While much of retail struggles with cautious consumers and margin pressure, Costco continues to operate in its own universe. The warehouse giant reported fiscal Q1 2026 results Thursday that beat estimates across the board—powered by a digital transformation that's finally gaining real traction.

The Numbers

Costco's first quarter (ending November 23, 2025) delivered:

  • Revenue: $67.31 billion vs. $67.14 billion expected
  • EPS: $4.50 vs. $4.27 expected
  • Comparable sales: Up 6.4% vs. 5.8% expected
  • E-commerce growth: 20.5% year-over-year
  • Membership fee income: Up 14% to $1.33 billion

Net income rose to $2 billion, up from $1.80 billion in the year-ago quarter. Same-store sales accelerated across geographies, with particular strength in the U.S. and Canada.

The E-Commerce Story

For years, Costco's digital business was an afterthought—a clunky website that seemed designed to drive members to physical warehouses rather than complete online purchases. That's changing rapidly.

Digital sales jumped 20.5% year-over-year, with website traffic up 24% and app traffic surging 48%. More impressively, average order value increased 13%—members aren't just browsing more, they're buying more per visit.

CFO Gary Millerchip attributed the gains to several initiatives:

  • Personalized product recommendations driving conversion
  • Improved product display pages
  • Enhanced search capabilities
  • Same-day delivery through Instacart, Uber, and DoorDash

The same-day delivery partnership is particularly noteworthy—it grew faster than overall digital sales. Costco members want convenience, and the company is finally delivering it.

The Membership Moat

Costco's true competitive advantage isn't its warehouses or its prices—it's the membership model. And that model has never been stronger.

Key membership metrics:

  • Total paid memberships: 81 million (up 6.3%)
  • Executive memberships: Up 9.3% (the higher-fee tier)
  • Renewal rate: Above 90%
  • Membership fee revenue: $1.33 billion (up 14%)
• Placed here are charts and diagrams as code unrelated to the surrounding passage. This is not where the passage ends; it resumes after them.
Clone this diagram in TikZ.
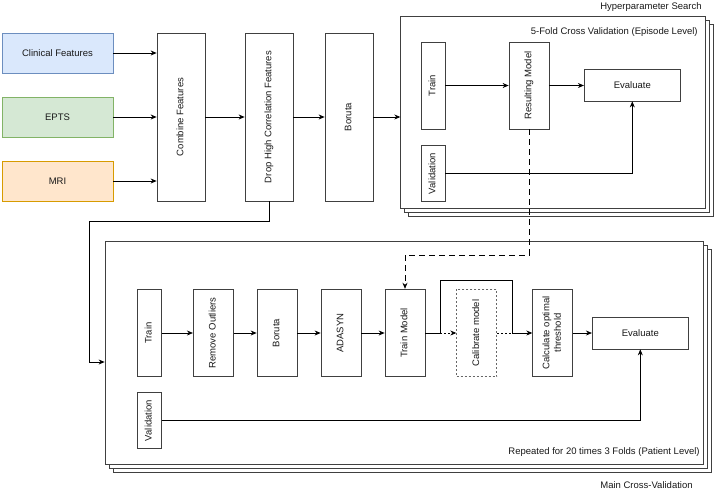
\documentclass[tikz,border=0pt]{standalone}
\usepackage{fontspec}
\setmainfont{Liberation Sans}
\usetikzlibrary{arrows.meta}
\definecolor{fillclin}{HTML}{DAE8FC}
\definecolor{lineclin}{HTML}{6C8EBF}
\definecolor{fillepts}{HTML}{D5E8D4}
\definecolor{lineepts}{HTML}{82B366}
\definecolor{fillmri}{HTML}{FFE6CC}
\definecolor{linemri}{HTML}{D79B00}
\newcommand{\vlabel}[1]{\rotatebox{90}{\begin{tabular}{@{}c@{}}#1\end{tabular}}}

\begin{document}
\begin{tikzpicture}
	[%
	x=1pt, y=-1pt, line width=0.75pt, >={Stealth[length=6pt,width=5pt]},%
	every node/.style={font=\fontsize{9.5}{11.5}\selectfont, text=black!90},%
	input/.style ={rectangle,	inner sep=0pt,	minimum width=111pt,	minimum height=40pt},%
	stage/.style ={rectangle,	draw=black!75,	fill=white,	inner sep=0pt,	minimum width=48pt,	minimum height=168pt},%
	slim/.style  ={rectangle,	draw=black!75,	fill=white,	inner sep=0pt,	minimum width=24pt},%
	wide/.style  ={rectangle,	draw=black!75,	fill=white,	inner sep=0pt,	minimum width=96pt,	minimum height=32pt},%
	layer/.style ={rectangle,	draw=black!75,	fill=white,	inner sep=0pt},%
	caption/.style={anchor=east,	inner sep=0pt},%
	dashline/.style={dash pattern=on 6pt off 4pt},%
	dotline/.style ={dash pattern=on 2pt off 2pt},%
	]
	\useasboundingbox (0,0) rectangle (715,491);

	\newcommand\lin{57.5}
	\newcommand{\lcomb}{181}
	\newcommand{\ldrop}{269}
	\newcommand{\lbor}{349}

	% inputs and feature stages
	\foreach \n/\y/\t in {clin/53/Clinical Features, epts/117/EPTS, mri/181/MRI}
		\node (\n) at (\lin,\y) [input, fill=fill\n, draw=line\n] {\t};

	\foreach \n/\x/\t in {comb/\lcomb/Combine Features, drop/\ldrop/Drop High Correlation Features, boruta/\lbor/Boruta}
		\node (\n) at (\x,117) [stage] {\vlabel{\t}};

	% hyperparameter search
	\foreach \s in {8,4}
		\node at (552.85+\s,112.35+\s) [layer, minimum width=304.3pt, minimum height=191.3pt] {};
	\node (hpbox) at (552.85,112.35) [layer, minimum width=304.3pt, minimum height=191.3pt] {};
	\node (hptitle) at (702,7) [caption] {Hyperparameter Search};
	\node (hpfold) at (698,32) [caption] {5-Fold Cross Validation (Episode Level)};

	\node (hptrain)	at (433,85.5)	[slim, minimum height=87pt] {\vlabel{Train}};
	\node (hpres)	at (529,85.5)	[slim, minimum width=40pt, minimum height=87pt] {\vlabel{Resulting Model}};
	\node (hpeval)	at (632.3,85)	[wide] {Evaluate};
	\node (hpval)	at (433,173.5)	[slim, minimum height=56.5pt] {\vlabel{Validation}};

	% main cross-validation
	\foreach \s in {8,4}
		\node at (404.15+\s,353+\s) [layer, minimum width=598.3pt, minimum height=222.6pt] {};
	\node (mainbox) at (404.15,353) [layer, minimum width=598.3pt, minimum height=222.6pt] {};
	\node (mainrep) at (700,452) [caption] {Repeated for 20 times 3 Folds (Patient Level)};
	\node (maintitle) at (693,485) [caption] {Main Cross-Validation};

	\node (mtrain) at (149.3,333) [slim, minimum height=87.7pt] {\vlabel{Train}};
	\foreach \n/\x/\t in {outl/213.3/Remove Outliers, mbor/277/Boruta, adasyn/341/ADASYN, tmodel/405/Train Model, calc/552.7/Calculate optimal\\threshold}
		\node (\n) at (\x,333) [slim, minimum width=40pt, minimum height=87.7pt] {\vlabel{\t}};
	\node (calib) at (476.7,333) [slim, minimum width=40pt, minimum height=87.7pt, draw=black!60, dotline] {\vlabel{Calibrate model}};
	\node (meval) at (640.3,333) [wide] {Evaluate};
	\node (mval) at (149.3,420.5) [slim, minimum height=55.6pt] {\vlabel{Validation}};

	\coordinate (dropturn) at (89,221);
	\coordinate (dashturn) at (529,255);
	\coordinate (split) at (440,333);
	\coordinate (merge) at (512.7,333);
	\coordinate (bypass) at (476.7,280.7);

	% interconnections
	\foreach \n in {clin,epts,mri}
		\draw [->] (\n) -- (\n -| comb.west);
	\draw [->] (comb) -- (drop);
	\draw [->] (drop) -- (boruta);
	\draw [->] (boruta) -- (boruta -| hpbox.west);
	\draw [->] (drop) |- (dropturn) |- ([yshift=-9pt]mainbox.west);

	\draw [->] (hptrain) -- (hpres);
	\draw [->] (hpres) -- (hpres -| hpeval.west);
	\draw [->] (hpval) -| (hpeval);
	\draw [dashline, ->] (hpres) -- (dashturn) -| (tmodel);

	\foreach \a/\b in {mtrain/outl, outl/mbor, mbor/adasyn, adasyn/tmodel}
		\draw [->] (\a) -- (\b);
	\draw (tmodel) -- (split);
	\draw [dotline, ->] (split) -- (calib);
	\draw [dotline] (calib) -- (merge);
	\draw [->] (split) |- (bypass) -| (merge) -- (calc);
	\draw [->] (calc) -- (meval);
	\draw [->] (mval) -| (meval);

\end{tikzpicture}
\end{document}
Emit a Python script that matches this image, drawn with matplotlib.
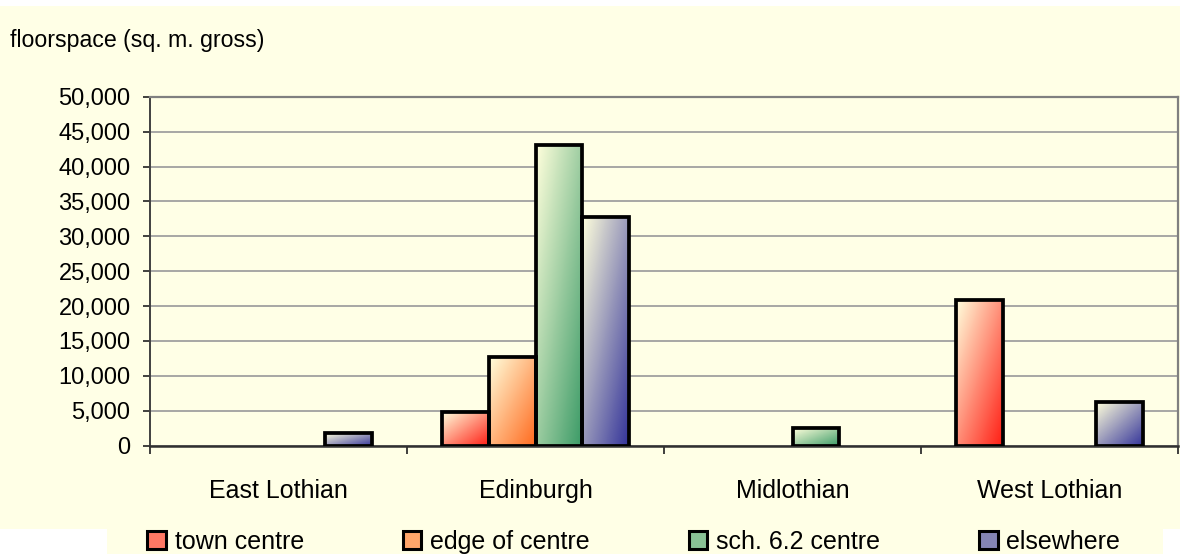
import numpy as np
import matplotlib
matplotlib.use("Agg")
import matplotlib.pyplot as plt
from matplotlib.colors import LinearSegmentedColormap
from matplotlib.patches import Patch, Rectangle
from matplotlib.ticker import FuncFormatter

plt.rcParams['font.family'] = ['Liberation Sans', 'DejaVu Sans']

areas = ["East Lothian", "Edinburgh", "Midlothian", "West Lothian"]
locations = ["town centre", "edge of centre", "sch. 6.2 centre", "elsewhere"]

town_centre = [0, 4800, 0, 20900]
edge_of_centre = [0, 12700, 0, 0]
sch_centre = [0, 43100, 2500, 0]
elsewhere = [1800, 32700, 0, 6200]

series = [town_centre, edge_of_centre, sch_centre, elsewhere]
end_colours = ["#ff1e14", "#ff6a1e", "#3a9a66", "#34349a"]
light = "#ffffdc"
bg = "#ffffe6"

fig = plt.figure(figsize=(11.8, 5.54), dpi=100)
fig.patch.set_facecolor("white")

# cream chart area plus the legend strip underneath
fig.add_artist(Rectangle((0, 1 - 529 / 554), 1, (529 - 6) / 554,
                         transform=fig.transFigure, facecolor=bg,
                         edgecolor="none", zorder=-1))
fig.add_artist(Rectangle((107 / 1180, 0), (1163 - 107) / 1180, 1 - 529 / 554,
                         transform=fig.transFigure, facecolor=bg,
                         edgecolor="none", zorder=-1))

ax = fig.add_axes([150 / 1180, 1 - 445.7 / 554, (1178 - 150) / 1180, (445.7 - 96.7) / 554])
ax.set_facecolor(bg)

x = np.arange(len(areas))
width = 1 / 5.5

# diagonal gradient: light top-left to full colour bottom-right
n = 64
u, v = np.meshgrid(np.linspace(0, 1, n), np.linspace(0, 1, n))
t = (u + v) / 2

for i, (vals, col) in enumerate(zip(series, end_colours)):
    pos = x + (i - 1.5) * width
    bars = ax.bar(pos, vals, width, facecolor="none",
                  edgecolor=["black" if val > 0 else "none" for val in vals],
                  linewidth=2.7, zorder=3)
    cmap = LinearSegmentedColormap.from_list("g%d" % i, [light, col])
    for b in bars:
        h = b.get_height()
        if h <= 0:
            continue
        x0 = b.get_x()
        im = ax.imshow(cmap(t), extent=[x0, x0 + b.get_width(), 0, h],
                       origin="upper", aspect="auto", zorder=2.5,
                       interpolation="bilinear")
        im.set_clip_path(b)

ax.set_xlim(-0.5, 3.5)
ax.set_ylim(0, 50000)
ax.set_yticks(np.arange(0, 50001, 5000))
ax.yaxis.set_major_formatter(FuncFormatter(lambda val, p: f"{int(val):,}"))
ax.yaxis.grid(True, color="#a0a0a0", linewidth=1.3, zorder=1)
ax.set_axisbelow(True)

ax.set_xticks(np.arange(-0.5, 4, 1))
ax.set_xticklabels([])
ax.set_xticks(x, minor=True)
ax.set_xticklabels(areas, minor=True)
ax.tick_params(axis="x", which="major", direction="out", length=6, width=1.3, color="#303030")
ax.tick_params(axis="x", which="minor", length=0, pad=24, labelsize=18)
ax.tick_params(axis="y", direction="out", length=5, width=1.3, color="#303030",
               pad=9, labelsize=17)

ax.spines["left"].set_color("#404040")
ax.spines["left"].set_linewidth(1.4)
ax.spines["bottom"].set_color("#303030")
ax.spines["bottom"].set_linewidth(1.8)
for s in ("top", "right"):
    ax.spines[s].set_color("#808080")
    ax.spines[s].set_linewidth(1.6)

fig.text(10 / 1180, 1 - 41 / 554, "floorspace (sq. m. gross)", fontsize=16.7,
         va="center", ha="left")

handles = [Patch(facecolor=LinearSegmentedColormap.from_list("h", [light, c])(0.6),
                 edgecolor="black", linewidth=2.2) for c in end_colours]
fig.legend(handles, locations, loc="center", bbox_to_anchor=(0.537, 1 - 542 / 554),
           ncol=4, frameon=False, fontsize=18, handlelength=0.75, handleheight=0.75,
           handletextpad=0.35, columnspacing=3.95)

fig.savefig("out.png", dpi=100, facecolor=fig.get_facecolor())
The 14% jump in membership fees reflects the September 2024 price increase—from $60 to $65 for basic membership and $120 to $130 for Executive. Despite the increases, renewal rates remained above 90%. That's pricing power.

Membership revenue flows almost directly to the bottom line with minimal associated costs. It's predictable, high-margin, and insulates Costco from the competitive pressures that hammer traditional retailers.

Expansion Continues

While some retailers are closing stores, Costco is opening them. The company plans to add 28 new warehouses in fiscal 2026, with 16 in the U.S. market. Q1 saw eight new locations, including expansion into France and additional Canadian business centers.

The company ended the quarter with 914 warehouses globally and expects to reach 942 by fiscal year-end. Each new warehouse represents incremental membership revenue and sales density that competitors can't easily replicate.

The Tariff Question

Costco acknowledged the elephant in the room: tariffs. About one-third of U.S. sales come from imported goods, making the company exposed to trade policy changes.

Management's response has been proactive:

  • Sourcing more products domestically where possible
  • Leveraging Kirkland Signature private label for supply chain control
  • Absorbing some cost increases rather than passing them to members

In grocery specifically, Costco saw higher inflation in beef, seafood, and coffee, but offsets from eggs, cheese, butter, and produce kept overall food inflation manageable.

Valuation: The Perpetual Debate

Costco stock trades at roughly 55x earnings—a premium that makes value investors uncomfortable. The bull case: this is a compounder with 90%+ renewal rates, expanding digital capabilities, and a membership model that generates predictable cash flow regardless of economic conditions.

The bear case: no company deserves 55x earnings, and any stumble—whether from competition, tariffs, or consumer weakness—could trigger a painful multiple compression.

So far, the bulls have been right. Costco has consistently delivered the growth that justifies its premium, and Thursday's results continued that pattern.

What to Watch

Key metrics for future quarters:

E-commerce growth sustainability: Can digital sales maintain 20%+ growth, or was this quarter an outlier?

Executive membership mix: Higher-fee memberships drive more profit per member. The 9.3% growth rate suggests affluent consumers remain engaged.

Tariff impact: As new tariffs take effect, watch for signs of price increases or margin compression.

New warehouse productivity: Are new locations ramping to profitability as quickly as historical averages?

The Bottom Line

Costco's Q1 results confirm what long-term shareholders already knew: this is one of the best-run retailers in the world. E-commerce finally showing real momentum adds a growth vector that was previously missing.

The valuation remains rich, but premium businesses often trade at premium multiples. For investors seeking retail exposure with minimal downside risk, Costco's combination of membership revenue stability, digital growth acceleration, and physical expansion creates a compelling package.

The warehouse giant just keeps grinding higher—defying both retail headwinds and valuation skeptics.